Most diets fail because people set high expectations and feel defeated when lofty goals aren’t met. However, losing any amount of weight is good, even if you slip up one day or miss that goal. Small successes are still important. Reward yourself with something that supports your goal and recognizes your success, such as a slightly smaller dress size or pair of jeans.
There are so many supplements claiming to support or accelerate your weight loss, often without any effort on your time. Unfortunately, most are marketing hype. If it sounds too good to be true, it usually is, even though we really want to believe these claims. If you’re going to buy a supplement, find one that is supported by reputable scientific publications, not just claims on a website.
We all know we can lose weight by eating less and exercising more. That’s not rocket science. We fall short in our efforts because life (children, work, illness, travel) gets in the way and then we get frustrated and disappointed and ultimately fail. Don’t fall into the trap of overcommitment; instead, set small, reasonable goals. When you exceed them (and you will), you’ll feel like an overachiever.
Meal replacements, meal delivery programs, shakes, and extreme diets all provide short-term benefits and produce significant weight loss.

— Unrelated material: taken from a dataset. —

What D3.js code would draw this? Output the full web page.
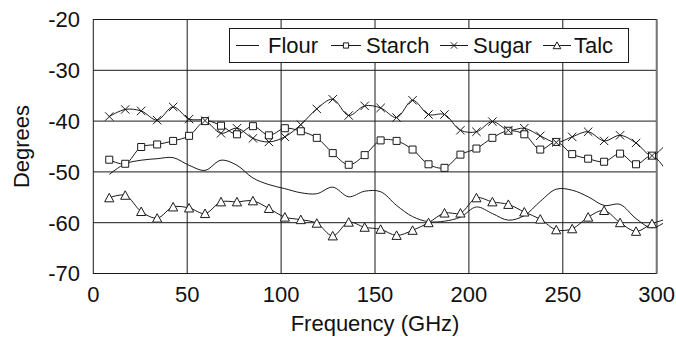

The problem is that they are not sustainable because they don’t teach you how to incorporate that success into your routine diet once you achieve your goal. Consequently, weight regain usually follows, resulting in the trap of yo-yo dieting.

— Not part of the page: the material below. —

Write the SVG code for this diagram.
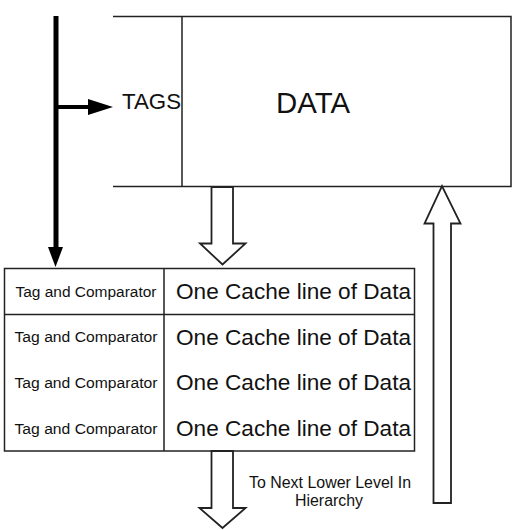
<svg xmlns="http://www.w3.org/2000/svg" width="522" height="530" viewBox="0 0 522 530">
<style>
.ln{fill:none;stroke:#222;stroke-width:1.5}
.hol{fill:#fff;stroke:#222;stroke-width:1.8;stroke-linejoin:miter}
.t{font-family:"Liberation Sans",Arial,sans-serif;fill:#111}
.tag{font-size:15.5px;text-anchor:middle}
.line{font-size:22.5px}
</style>
<rect width="522" height="530" fill="#fff"/>
<g id="cache-box">
<path class="ln" d="M113,16.5 H511 V186.5 H113 M182,16.5 V186.5"/>
<text class="t" x="122" y="109" font-size="22" textLength="59" lengthAdjust="spacingAndGlyphs">TAGS</text>
<text class="t" x="276" y="112.5" font-size="30" textLength="74" lengthAdjust="spacingAndGlyphs">DATA</text>
</g>
<g id="cache-table">
<rect class="ln" x="4.5" y="268.5" width="410" height="182.5"/>
<path class="ln" d="M164,268.5 V451 M4.5,314.5 H414.5"/>
</g>
<g id="row1">
<text class="t tag" x="86" y="297" textLength="141" lengthAdjust="spacingAndGlyphs">Tag and Comparator</text>
<text class="t line" x="176" y="299" textLength="235" lengthAdjust="spacingAndGlyphs">One Cache line of Data</text>
</g>
<g id="row2">
<text class="t tag" x="86" y="342" textLength="143" lengthAdjust="spacingAndGlyphs">Tag and Comparator</text>
<text class="t line" x="176" y="344.5" textLength="235" lengthAdjust="spacingAndGlyphs">One Cache line of Data</text>
</g>
<g id="row3">
<text class="t tag" x="86" y="388" textLength="143" lengthAdjust="spacingAndGlyphs">Tag and Comparator</text>
<text class="t line" x="176" y="390" textLength="235" lengthAdjust="spacingAndGlyphs">One Cache line of Data</text>
</g>
<g id="row4">
<text class="t tag" x="86" y="434" textLength="143" lengthAdjust="spacingAndGlyphs">Tag and Comparator</text>
<text class="t line" x="176" y="435.5" textLength="235" lengthAdjust="spacingAndGlyphs">One Cache line of Data</text>
</g>
<g id="next-level-label">
<text class="t" x="330" y="488" font-size="16" text-anchor="middle" textLength="162" lengthAdjust="spacingAndGlyphs">To Next Lower Level In</text>
<text class="t" x="329" y="506" font-size="16" text-anchor="middle" textLength="68" lengthAdjust="spacingAndGlyphs">Hierarchy</text>
</g>
<g id="connectors">
<path d="M56,16 V250" stroke="#000" stroke-width="5" fill="none"/>
<polygon points="48,247 63,247 55.5,267" fill="#000"/>
<path d="M56,107 H92" stroke="#000" stroke-width="4" fill="none"/>
<polygon points="88,99 113,107 88,115" fill="#000"/>
<polygon class="hol" points="211.5,187 233,187 233,243.5 245.5,243.5 222.5,264.5 200,243.5 211.5,243.5"/>
<polygon class="hol" points="211.5,451 233,451 233,508 245.5,508 222.5,528 199.5,508 211.5,508"/>
<polygon class="hol" points="433.5,503 451,503 451,223.5 460.5,223.5 442,186 424.5,223.5 433.5,223.5"/>
</g>
</svg>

Fantastic claims are everywhere. Even when our minds don’t believe, our hearts want to. The reality is that there is no magic pill you can take or fairy dust you can sprinkle on your food to make the pounds melt away. If it’s not supported by reputable science, don’t believe it.
Your weight will fluctuate, and that’s OK. Weigh yourself once or twice a week before breakfast, and focus on the overall trend, not a single number. Focus on how your clothes fit. Are they getting looser? Do you need to tighten your belt another notch, or buy a smaller size? These are noticeable achievements when you are losing weight that mean so much more to your weight loss goals than just a number on a scale.

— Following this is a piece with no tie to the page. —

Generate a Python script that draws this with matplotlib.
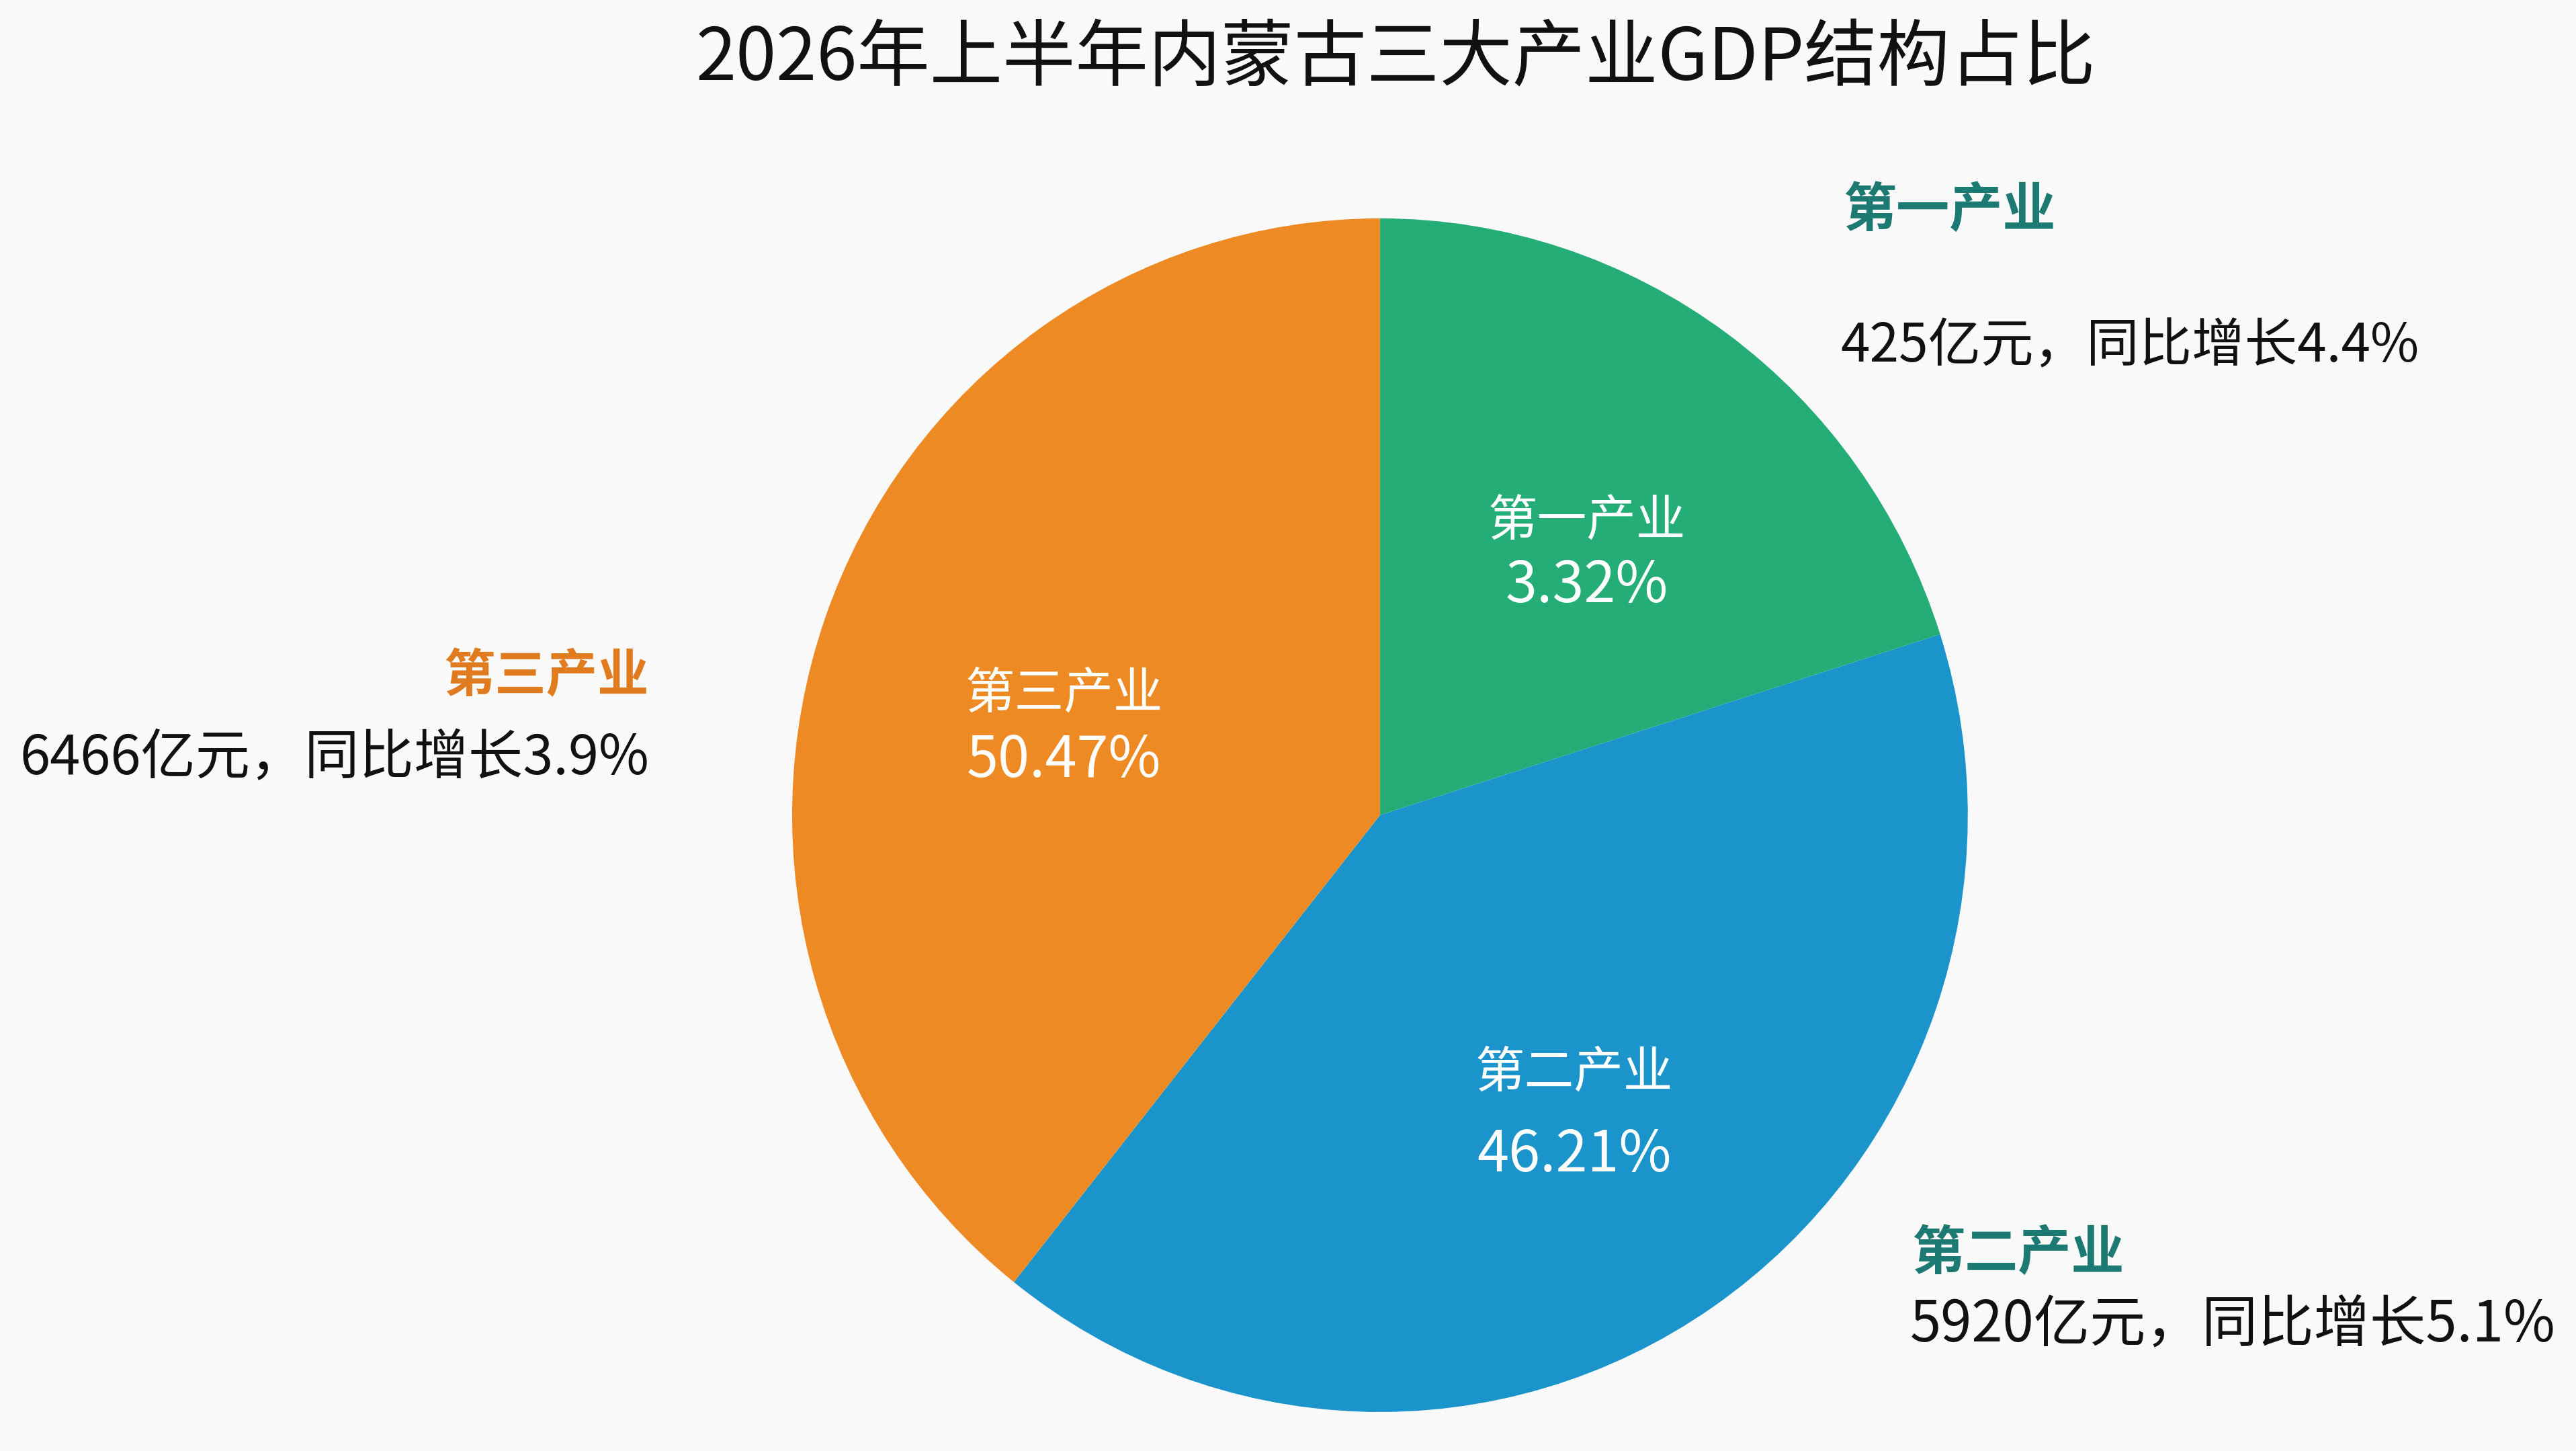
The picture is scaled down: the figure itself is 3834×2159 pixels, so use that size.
import matplotlib.pyplot as plt

plt.rcParams['font.family'] = ['Noto Sans CJK SC', 'DejaVu Sans']

# data
sectors = ['第一产业', '第二产业', '第三产业']
gdp = [425, 5920, 6466]            # 亿元
growth = [4.4, 5.1, 3.9]           # 同比增长 %
share_text = ['3.32%', '46.21%', '50.47%']
slice_share = [20.1, 40.6, 39.3]

colors = ['#24ad76', '#1a94cb', '#ee8a23']
title_colors = ['#1d7a73', '#1d7a73', '#e07b1f']

fig = plt.figure(figsize=(38.34, 21.59), dpi=100)
fig.patch.set_facecolor('#f9f9f9')

ax = fig.add_axes([0.3075, 0.0269, 0.4564, 0.8226])
ax.pie(slice_share, colors=colors, startangle=90, counterclock=False,
       radius=1.0, wedgeprops=dict(linewidth=0))
ax.set_xlim(-1, 1)
ax.set_ylim(-1, 1)
ax.set_aspect('auto')
ax.axis('off')

fig.text(0.542, 0.959, '2026年上半年内蒙古三大产业GDP结构占比',
         ha='center', va='center', fontsize=78, color='#111111')

# labels inside the slices (fig coords)
inner = [(0.616, 0.640, 0.596), (0.611, 0.260, 0.204), (0.413, 0.521, 0.476)]
for i, (x, y1, y2) in enumerate(inner):
    fig.text(x, y1, sectors[i], ha='center', va='center', fontsize=53, color='white')
    fig.text(x, y2, share_text[i], ha='center', va='center', fontsize=61, color='white')

# outer annotations
detail = ['%d亿元，同比增长%.1f%%' % (g, r) for g, r in zip(gdp, growth)]
fig.text(0.7155, 0.855, sectors[0], ha='left', va='center', fontsize=57,
         weight='bold', color=title_colors[0])
fig.text(0.7145, 0.761, detail[0], ha='left', va='center', fontsize=56.5, color='#111111')

fig.text(0.742, 0.136, sectors[1], ha='left', va='center', fontsize=57,
         weight='bold', color=title_colors[1])
fig.text(0.7415, 0.087, detail[1], ha='left', va='center', fontsize=60, color='#111111')

fig.text(0.252, 0.534, sectors[2], ha='right', va='center', fontsize=55,
         weight='bold', color=title_colors[2])
fig.text(0.252, 0.477, detail[2], ha='right', va='center', fontsize=58.5, color='#111111')

fig.savefig('out.png', dpi=100, facecolor=fig.get_facecolor())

This is a marathon, not a sprint. Mishaps and bad days will happen. You may overeat at a party or while traveling. So what? It’s just one day; the key is not to let small setbacks define you.
Healthy, sustainable weight loss is best achieved through small changes to your existing lifestyle. Magic potions, pills, and powders are nothing more than marketing hype designed to lighten your wallet, not your waistline, and meal replacements, diet delivery programs and extreme diets only provide short-term success. Instead, focus on small, attainable goals, such as losing 5% of your body weight, through small portion size changes in your existing diet and incorporating small increases in activity into your daily routine. You can jumpstart these efforts with supplements, but make sure that your supplement is one with sound scientific and clinical support. Finally, remember to forgive yourself when a dietary slip-up occurs; your overall trajectory is so much more important than a single day of dieting.